I went back and read the urn story on Monday. The first half isn't working, but the second half really, really is. I think the contrast is between a half where the narrating character interacts with another person, and a half where the narrating character is mostly inside her head. I put in the bit with the other character because the rules of writing told me I sort of had to, couldn't write a story that was all internal, but it so clearly isn't working that I'm wondering if I'm supposed to just stay internal for this one.
My plan is to write the beginning a few different ways and see what fits, although I haven't put my money where my mouth is in that regard just yet. I was thinking it over in my thinkin' chair and I began to wish that I had a sort of twin writer-companion. Someone 100% available whom I wouldn't feel bad about nagging on a regular basis, someone with whom I could knead out the whole stinking thing through all its drafts without guilt for taking him/her away from his/her own life. "Do you think this adjective is better than that one? What if I strayed from grammar here? Is the sardonic thing working or is it just weird?"
No one has that. I just have to do it on my own. I mean, I could audition people until I find the right one, and then kidnap her and keep her in my closet, feed her gruel until her spirit is broken and she accepts her new role as my revision slave.
It provides thoughtful commentary or else it gets the hose again. |
But there are laws against that sort of thing and I suspect I'd feel even guiltier ruining her life than I do about asking my friends to read my work and get back to me when they feel like it.

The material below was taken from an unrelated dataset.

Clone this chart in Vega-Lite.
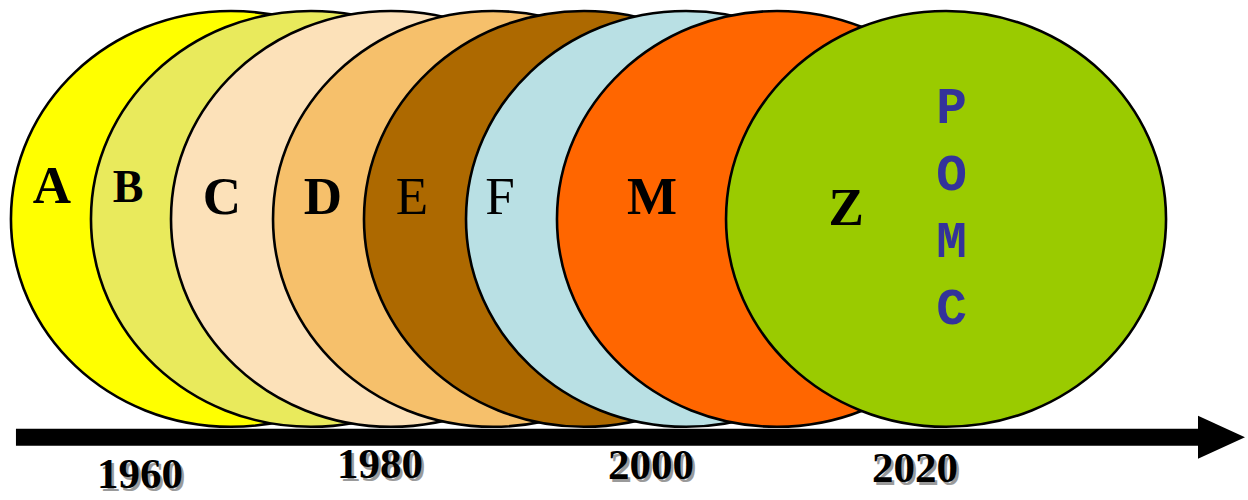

Yet I seriously considered sending the draft at this stage to my miracle reader and asking him if I'm right that the first half isn't working. I've found in recent months that I am a pretty crummy judge of what qualifies as The Good Stuff in my own work. People tell me that stuff I tossed off and don't care to revisit is the stuff they remember; they tell me that a character I felt eh about moved them more than the one I am devoted to. So maybe the first half of the story is working and it's just not particularly what I like about the story.
I dunno.
The other problem is that when the urn story is finished, I'll have four literary stories that I'm sure are ready for submission, and only vague ideas of where to send them. I have two markets in mind, but my confidence is super-duper-low and my brain's playing this dumb game where I'll "ruin" the markets if I send them the work. It's the same old hoarding instinct: if I use up the market by sending it a story and I get rejected, which feels inevitable, then the possibility of that market is gone. I know intellectually that this is stupid and the only way to enjoy anything is to participate in it - i.e. eat and appreciate that delicious chocolate you were "saving" before it gets chalky and bad - but it's a very old emotional habit and hard to break.

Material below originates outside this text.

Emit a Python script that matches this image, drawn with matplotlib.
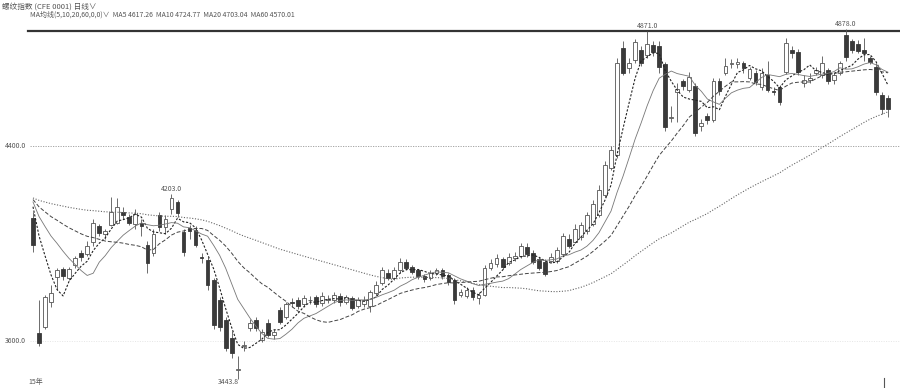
import matplotlib
matplotlib.use('Agg')
import matplotlib.pyplot as plt
import pandas as pd

plt.rcParams['font.family'] = ['Noto Sans CJK SC', 'DejaVu Sans']

title = '螺纹指数 (CFE 0001) 日线∨'
ma_text = 'MA均线(5,10,20,60,0,0)∨  MA5 4617.26  MA10 4724.77  MA20 4703.04  MA60 4570.01'

# свечи: open / close / high / low
opens = [4105, 3633, 3657, 3760, 3862, 3895, 3860, 3912, 3960, 3955, 4005, 4070, 4040, 4075, 4085,
         4130, 4110, 4080, 4085, 3994, 3960, 4117, 4068, 4140, 4170, 4047, 4063, 4055, 3945, 3932,
         3850, 3768, 3686, 3612, 3480, 3580, 3654, 3686, 3604, 3674, 3625, 3727, 3700, 3760, 3768,
         3752, 3768, 3780, 3755, 3770, 3768, 3785, 3760, 3778, 3745, 3752, 3745, 3795, 3838, 3880,
         3860, 3890, 3924, 3902, 3890, 3866, 3858, 3880, 3890, 3870, 3850, 3790, 3785, 3810, 3775,
         3790, 3900, 3915, 3935, 3920, 3940, 3950, 3985, 3960, 3935, 3925, 3930, 3930, 3955, 4020,
         4005, 4025, 4050, 4080, 4115, 4200, 4310, 4365, 4800, 4720, 4753, 4795, 4775, 4814, 4810,
         4735, 4515, 4620, 4665, 4630, 4645, 4480, 4525, 4507, 4665, 4700, 4735, 4735, 4740, 4680,
         4700, 4640, 4690, 4625, 4640, 4703, 4795, 4785, 4660, 4670, 4700, 4690, 4712, 4670, 4700,
         4855, 4830, 4820, 4795, 4760, 4725, 4610, 4597]
closes = [3994, 3592, 3780, 3797, 3890, 3865, 3895, 3940, 3945, 3990, 4085, 4045, 4050, 4130, 4150,
          4115, 4085, 4120, 4072, 3920, 4040, 4068, 4100, 4186, 4125, 3965, 4050, 3994, 3940, 3830,
          3666, 3657, 3571, 3551, 3485, 3585, 3674, 3654, 3637, 3625, 3637, 3678, 3750, 3755, 3745,
          3776, 3770, 3752, 3785, 3772, 3790, 3760, 3780, 3735, 3768, 3770, 3800, 3830, 3890, 3860,
          3892, 3924, 3900, 3885, 3865, 3854, 3880, 3890, 3865, 3842, 3768, 3800, 3810, 3780, 3790,
          3900, 3920, 3940, 3905, 3945, 3950, 3990, 3955, 3925, 3900, 3875, 3945, 3975, 4030, 3990,
          4060, 4075, 4115, 4160, 4220, 4320, 4384, 4740, 4700, 4740, 4827, 4740, 4820, 4785, 4725,
          4478, 4520, 4635, 4645, 4685, 4455, 4495, 4505, 4665, 4625, 4730, 4742, 4745, 4720, 4715,
          4662, 4700, 4630, 4620, 4580, 4823, 4782, 4705, 4672, 4680, 4712, 4740, 4665, 4690, 4740,
          4765, 4795, 4790, 4782, 4745, 4620, 4550, 4550]
highs = [4130, 3768, 3790, 3830, 3900, 3905, 3905, 3950, 3975, 4010, 4100, 4080, 4060, 4190, 4187,
         4150, 4120, 4140, 4100, 4010, 4060, 4130, 4115, 4203, 4180, 4060, 4075, 4070, 3960, 3945,
         3860, 3780, 3700, 3640, 3540, 3600, 3690, 3700, 3650, 3690, 3650, 3740, 3760, 3775, 3780,
         3790, 3785, 3790, 3800, 3790, 3800, 3795, 3790, 3785, 3780, 3785, 3810, 3845, 3905, 3895,
         3905, 3940, 3935, 3910, 3895, 3875, 3890, 3900, 3900, 3880, 3860, 3815, 3820, 3820, 3800,
         3910, 3935, 3955, 3945, 3960, 3965, 4000, 4000, 3975, 3945, 3935, 3960, 3985, 4045, 4040,
         4080, 4090, 4130, 4180, 4240, 4340, 4400, 4760, 4830, 4760, 4840, 4810, 4871, 4830, 4830,
         4745, 4565, 4660, 4675, 4705, 4660, 4510, 4535, 4680, 4680, 4760, 4755, 4760, 4750, 4725,
         4710, 4720, 4750, 4640, 4650, 4842, 4810, 4800, 4690, 4700, 4725, 4770, 4720, 4700, 4750,
         4878, 4840, 4835, 4845, 4770, 4740, 4620, 4610]
lows = [3966, 3580, 3650, 3740, 3810, 3850, 3850, 3900, 3930, 3950, 3990, 4030, 4020, 4070, 4080,
        4100, 4075, 4060, 4030, 3880, 3950, 4050, 4040, 4120, 4110, 3950, 4020, 3985, 3920, 3810,
        3650, 3640, 3560, 3530, 3443.8, 3560, 3640, 3640, 3595, 3615, 3610, 3670, 3690, 3740, 3730,
        3740, 3750, 3740, 3745, 3755, 3755, 3745, 3750, 3725, 3735, 3740, 3720, 3785, 3830, 3850,
        3850, 3880, 3890, 3875, 3855, 3840, 3850, 3870, 3855, 3830, 3750, 3780, 3775, 3770, 3750,
        3785, 3890, 3905, 3895, 3910, 3930, 3940, 3945, 3915, 3890, 3865, 3920, 3920, 3950, 3980,
        4000, 4015, 4040, 4070, 4110, 4190, 4300, 4350, 4690, 4700, 4740, 4730, 4760, 4770, 4700,
        4460, 4500, 4500, 4630, 4620, 4440, 4460, 4490, 4500, 4610, 4690, 4720, 4720, 4700, 4670,
        4650, 4630, 4620, 4610, 4570, 4695, 4760, 4690, 4640, 4660, 4690, 4680, 4655, 4655, 4690,
        4750, 4780, 4780, 4750, 4735, 4610, 4530, 4520]

# уровень цены до начала окна (по началу линий MA)
prev_close = 4190

ma_periods = [5, 10, 20, 60]
mark_labels = {23: ('4203.0', 'top'), 102: ('4871.0', 'top'), 135: ('4878.0', 'top'), 34: ('3443.8', 'bottom')}
axis_labels = [4400, 3600]

df = pd.DataFrame({'open': opens, 'close': closes, 'high': highs, 'low': lows})
n = len(df)
x = list(range(n))

fig = plt.figure(figsize=(9, 3.88), dpi=100)
ax = fig.add_axes([0, 0, 1, 1])
ax.axis('off')

step = (888 - 33) / (n - 1)
ax.set_xlim(-33 / step, (900 - 33) / step)
ax.set_ylim(3407, 4999)

# сетка
ax.axhline(4400, xmin=30 / 900, color='#999999', lw=0.6, ls=(0, (1.5, 1.5)))
ax.axhline(3600, xmin=30 / 900, color='#dddddd', lw=0.5, ls=(0, (1.5, 2)))
ax.axhline(4873, xmin=28 / 900, color='#333333', lw=1.6)

# свечи
up = df['close'] >= df['open']
ax.vlines(x, df['low'], df['high'], color='#555555', lw=0.6, zorder=2)
ax.bar([i for i in x if up[i]], (df['close'] - df['open'])[up], bottom=df['open'][up],
       width=0.62, facecolor='white', edgecolor='#555555', lw=0.6, zorder=3)
ax.bar([i for i in x if not up[i]], (df['open'] - df['close'])[~up], bottom=df['close'][~up],
       width=0.62, facecolor='#3a3a3a', edgecolor='#3a3a3a', lw=0.6, zorder=3)

# скользящие средние
full_close = pd.Series([prev_close] * 59 + closes)
styles = {5: ('#222222', (0, (2, 1.5)), 0.8),
          10: ('#777777', '-', 0.6),
          20: ('#444444', (0, (4, 2)), 0.7),
          60: ('#666666', (0, (1, 1.5)), 0.8)}
for p in ma_periods:
    ma = full_close.rolling(p).mean().iloc[-n:].values
    c, ls, lw = styles[p]
    ax.plot(x, ma, color=c, ls=ls, lw=lw, zorder=4)

# подписи экстремумов
for i, (txt, pos) in mark_labels.items():
    if pos == 'top':
        ax.text(i, highs[i] + 22, txt, ha='center', va='center', fontsize=5, color='#555555')
    else:
        ax.text(i + 0.2, 3432, txt, ha='right', va='center', fontsize=5, color='#555555')

for v in axis_labels:
    ax.text(-4.6, v, f'{v:.1f}', ha='left', va='center', fontsize=5, color='#555555')

ax.text(2 / 900, 1 - 7 / 388, title, transform=ax.transAxes, ha='left', va='center',
        fontsize=5.5, color='#555555')
ax.text(30 / 900, 1 - 15 / 388, ma_text, transform=ax.transAxes, ha='left', va='center',
        fontsize=5, color='#555555')
ax.text(28 / 900, 6 / 388, '15年', transform=ax.transAxes, ha='left', va='center',
        fontsize=5, color='#555555')
ax.plot([884 / 900, 884 / 900], [0, 10 / 388], transform=ax.transAxes, color='#555555', lw=0.8)

fig.savefig('out.png', dpi=100, facecolor='white')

I don't mean to gloat, but I am so happy not to be traveling during this Thanksgiving, or putting on uncomfortable shoes, or awkwardly answering questions about myself, that I could break into song. I love my adopted family very, very much, but I've never felt connected to Thanksgiving and would have been just as content to stay at home in my PJs and eat leftovers like we did when I was younger. And this year I get to. Although I did buy a frozen turkey-and-stuffing entree from Trader Joe's, and have to go out today to get gravy. That'll be fun and stress-free, I'm sure.